EXERCISE BRIEF
Extract each line of the material that follows exactly and omit its pictures.

DATA LINES
* * *

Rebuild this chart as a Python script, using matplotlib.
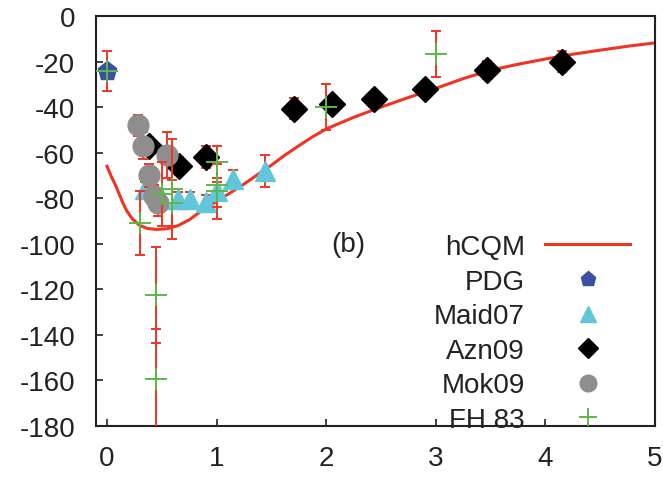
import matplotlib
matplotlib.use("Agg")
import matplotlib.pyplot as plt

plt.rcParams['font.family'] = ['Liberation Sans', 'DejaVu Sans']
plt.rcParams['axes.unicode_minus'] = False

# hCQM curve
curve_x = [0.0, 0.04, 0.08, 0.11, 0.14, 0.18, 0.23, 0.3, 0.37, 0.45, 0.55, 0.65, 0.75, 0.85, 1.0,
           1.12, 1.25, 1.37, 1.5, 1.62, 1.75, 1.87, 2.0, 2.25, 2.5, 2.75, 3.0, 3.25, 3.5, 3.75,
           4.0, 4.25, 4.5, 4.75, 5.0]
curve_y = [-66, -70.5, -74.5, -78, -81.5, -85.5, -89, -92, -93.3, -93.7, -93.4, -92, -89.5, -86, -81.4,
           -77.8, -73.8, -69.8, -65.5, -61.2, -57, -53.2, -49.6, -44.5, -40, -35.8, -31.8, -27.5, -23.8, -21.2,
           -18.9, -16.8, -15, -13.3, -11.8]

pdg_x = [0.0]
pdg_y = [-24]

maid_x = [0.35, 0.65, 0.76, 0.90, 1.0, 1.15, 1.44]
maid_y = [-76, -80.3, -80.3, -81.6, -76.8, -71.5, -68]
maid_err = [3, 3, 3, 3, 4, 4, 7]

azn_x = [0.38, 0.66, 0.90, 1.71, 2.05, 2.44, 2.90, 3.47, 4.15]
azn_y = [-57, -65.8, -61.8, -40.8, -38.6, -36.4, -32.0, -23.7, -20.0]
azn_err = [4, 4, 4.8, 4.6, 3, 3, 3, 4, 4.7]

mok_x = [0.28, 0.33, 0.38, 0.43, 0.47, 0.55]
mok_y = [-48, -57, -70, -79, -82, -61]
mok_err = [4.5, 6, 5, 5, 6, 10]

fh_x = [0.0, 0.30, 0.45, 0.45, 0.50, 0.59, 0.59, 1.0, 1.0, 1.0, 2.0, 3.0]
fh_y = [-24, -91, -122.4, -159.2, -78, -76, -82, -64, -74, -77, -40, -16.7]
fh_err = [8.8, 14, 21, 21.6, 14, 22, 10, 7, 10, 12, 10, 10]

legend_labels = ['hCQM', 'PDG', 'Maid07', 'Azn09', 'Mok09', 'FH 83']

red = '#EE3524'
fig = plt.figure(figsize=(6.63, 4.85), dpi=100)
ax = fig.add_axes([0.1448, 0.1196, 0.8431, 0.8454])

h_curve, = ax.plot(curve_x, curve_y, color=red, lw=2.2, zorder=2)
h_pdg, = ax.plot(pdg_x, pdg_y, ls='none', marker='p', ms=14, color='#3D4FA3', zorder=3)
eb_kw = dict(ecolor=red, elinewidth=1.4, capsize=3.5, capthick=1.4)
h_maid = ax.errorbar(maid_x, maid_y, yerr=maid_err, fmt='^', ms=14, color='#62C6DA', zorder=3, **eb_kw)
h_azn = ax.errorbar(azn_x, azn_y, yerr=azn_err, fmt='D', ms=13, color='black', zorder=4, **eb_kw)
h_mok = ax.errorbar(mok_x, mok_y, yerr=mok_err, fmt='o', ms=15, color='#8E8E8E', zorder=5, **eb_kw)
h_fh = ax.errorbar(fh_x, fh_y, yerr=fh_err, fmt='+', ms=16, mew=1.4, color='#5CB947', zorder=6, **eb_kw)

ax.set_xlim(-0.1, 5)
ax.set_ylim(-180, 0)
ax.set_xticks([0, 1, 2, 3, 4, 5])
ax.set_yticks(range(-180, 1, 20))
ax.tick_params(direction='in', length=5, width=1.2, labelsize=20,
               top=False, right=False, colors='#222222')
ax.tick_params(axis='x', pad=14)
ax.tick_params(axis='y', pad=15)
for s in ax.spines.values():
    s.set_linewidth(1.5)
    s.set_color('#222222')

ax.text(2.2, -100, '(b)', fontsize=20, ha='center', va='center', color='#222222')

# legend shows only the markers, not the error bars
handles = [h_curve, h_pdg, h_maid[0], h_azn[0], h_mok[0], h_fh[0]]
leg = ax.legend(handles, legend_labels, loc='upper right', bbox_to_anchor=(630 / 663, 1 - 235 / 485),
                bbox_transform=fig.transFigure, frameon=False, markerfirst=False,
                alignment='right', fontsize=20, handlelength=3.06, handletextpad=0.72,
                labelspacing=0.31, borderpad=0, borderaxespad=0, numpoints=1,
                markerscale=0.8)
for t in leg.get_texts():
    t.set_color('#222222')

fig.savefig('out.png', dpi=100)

* * *

OUTPUT OF THE EXERCISE
Rebuild this chart as a Python script, using matplotlib.
import matplotlib
matplotlib.use("Agg")
import matplotlib.pyplot as plt

plt.rcParams['font.family'] = ['Liberation Sans', 'DejaVu Sans']
plt.rcParams['axes.unicode_minus'] = False

# hCQM curve
curve_x = [0.0, 0.04, 0.08, 0.11, 0.14, 0.18, 0.23, 0.3, 0.37, 0.45, 0.55, 0.65, 0.75, 0.85, 1.0,
           1.12, 1.25, 1.37, 1.5, 1.62, 1.75, 1.87, 2.0, 2.25, 2.5, 2.75, 3.0, 3.25, 3.5, 3.75,
           4.0, 4.25, 4.5, 4.75, 5.0]
curve_y = [-66, -70.5, -74.5, -78, -81.5, -85.5, -89, -92, -93.3, -93.7, -93.4, -92, -89.5, -86, -81.4,
           -77.8, -73.8, -69.8, -65.5, -61.2, -57, -53.2, -49.6, -44.5, -40, -35.8, -31.8, -27.5, -23.8, -21.2,
           -18.9, -16.8, -15, -13.3, -11.8]

pdg_x = [0.0]
pdg_y = [-24]

maid_x = [0.35, 0.65, 0.76, 0.90, 1.0, 1.15, 1.44]
maid_y = [-76, -80.3, -80.3, -81.6, -76.8, -71.5, -68]
maid_err = [3, 3, 3, 3, 4, 4, 7]

azn_x = [0.38, 0.66, 0.90, 1.71, 2.05, 2.44, 2.90, 3.47, 4.15]
azn_y = [-57, -65.8, -61.8, -40.8, -38.6, -36.4, -32.0, -23.7, -20.0]
azn_err = [4, 4, 4.8, 4.6, 3, 3, 3, 4, 4.7]

mok_x = [0.28, 0.33, 0.38, 0.43, 0.47, 0.55]
mok_y = [-48, -57, -70, -79, -82, -61]
mok_err = [4.5, 6, 5, 5, 6, 10]

fh_x = [0.0, 0.30, 0.45, 0.45, 0.50, 0.59, 0.59, 1.0, 1.0, 1.0, 2.0, 3.0]
fh_y = [-24, -91, -122.4, -159.2, -78, -76, -82, -64, -74, -77, -40, -16.7]
fh_err = [8.8, 14, 21, 21.6, 14, 22, 10, 7, 10, 12, 10, 10]

legend_labels = ['hCQM', 'PDG', 'Maid07', 'Azn09', 'Mok09', 'FH 83']

red = '#EE3524'
fig = plt.figure(figsize=(6.63, 4.85), dpi=100)
ax = fig.add_axes([0.1448, 0.1196, 0.8431, 0.8454])

h_curve, = ax.plot(curve_x, curve_y, color=red, lw=2.2, zorder=2)
h_pdg, = ax.plot(pdg_x, pdg_y, ls='none', marker='p', ms=14, color='#3D4FA3', zorder=3)
eb_kw = dict(ecolor=red, elinewidth=1.4, capsize=3.5, capthick=1.4)
h_maid = ax.errorbar(maid_x, maid_y, yerr=maid_err, fmt='^', ms=14, color='#62C6DA', zorder=3, **eb_kw)
h_azn = ax.errorbar(azn_x, azn_y, yerr=azn_err, fmt='D', ms=13, color='black', zorder=4, **eb_kw)
h_mok = ax.errorbar(mok_x, mok_y, yerr=mok_err, fmt='o', ms=15, color='#8E8E8E', zorder=5, **eb_kw)
h_fh = ax.errorbar(fh_x, fh_y, yerr=fh_err, fmt='+', ms=16, mew=1.4, color='#5CB947', zorder=6, **eb_kw)

ax.set_xlim(-0.1, 5)
ax.set_ylim(-180, 0)
ax.set_xticks([0, 1, 2, 3, 4, 5])
ax.set_yticks(range(-180, 1, 20))
ax.tick_params(direction='in', length=5, width=1.2, labelsize=20,
               top=False, right=False, colors='#222222')
ax.tick_params(axis='x', pad=14)
ax.tick_params(axis='y', pad=15)
for s in ax.spines.values():
    s.set_linewidth(1.5)
    s.set_color('#222222')

ax.text(2.2, -100, '(b)', fontsize=20, ha='center', va='center', color='#222222')

# legend shows only the markers, not the error bars
handles = [h_curve, h_pdg, h_maid[0], h_azn[0], h_mok[0], h_fh[0]]
leg = ax.legend(handles, legend_labels, loc='upper right', bbox_to_anchor=(630 / 663, 1 - 235 / 485),
                bbox_transform=fig.transFigure, frameon=False, markerfirst=False,
                alignment='right', fontsize=20, handlelength=3.06, handletextpad=0.72,
                labelspacing=0.31, borderpad=0, borderaxespad=0, numpoints=1,
                markerscale=0.8)
for t in leg.get_texts():
    t.set_color('#222222')

fig.savefig('out.png', dpi=100)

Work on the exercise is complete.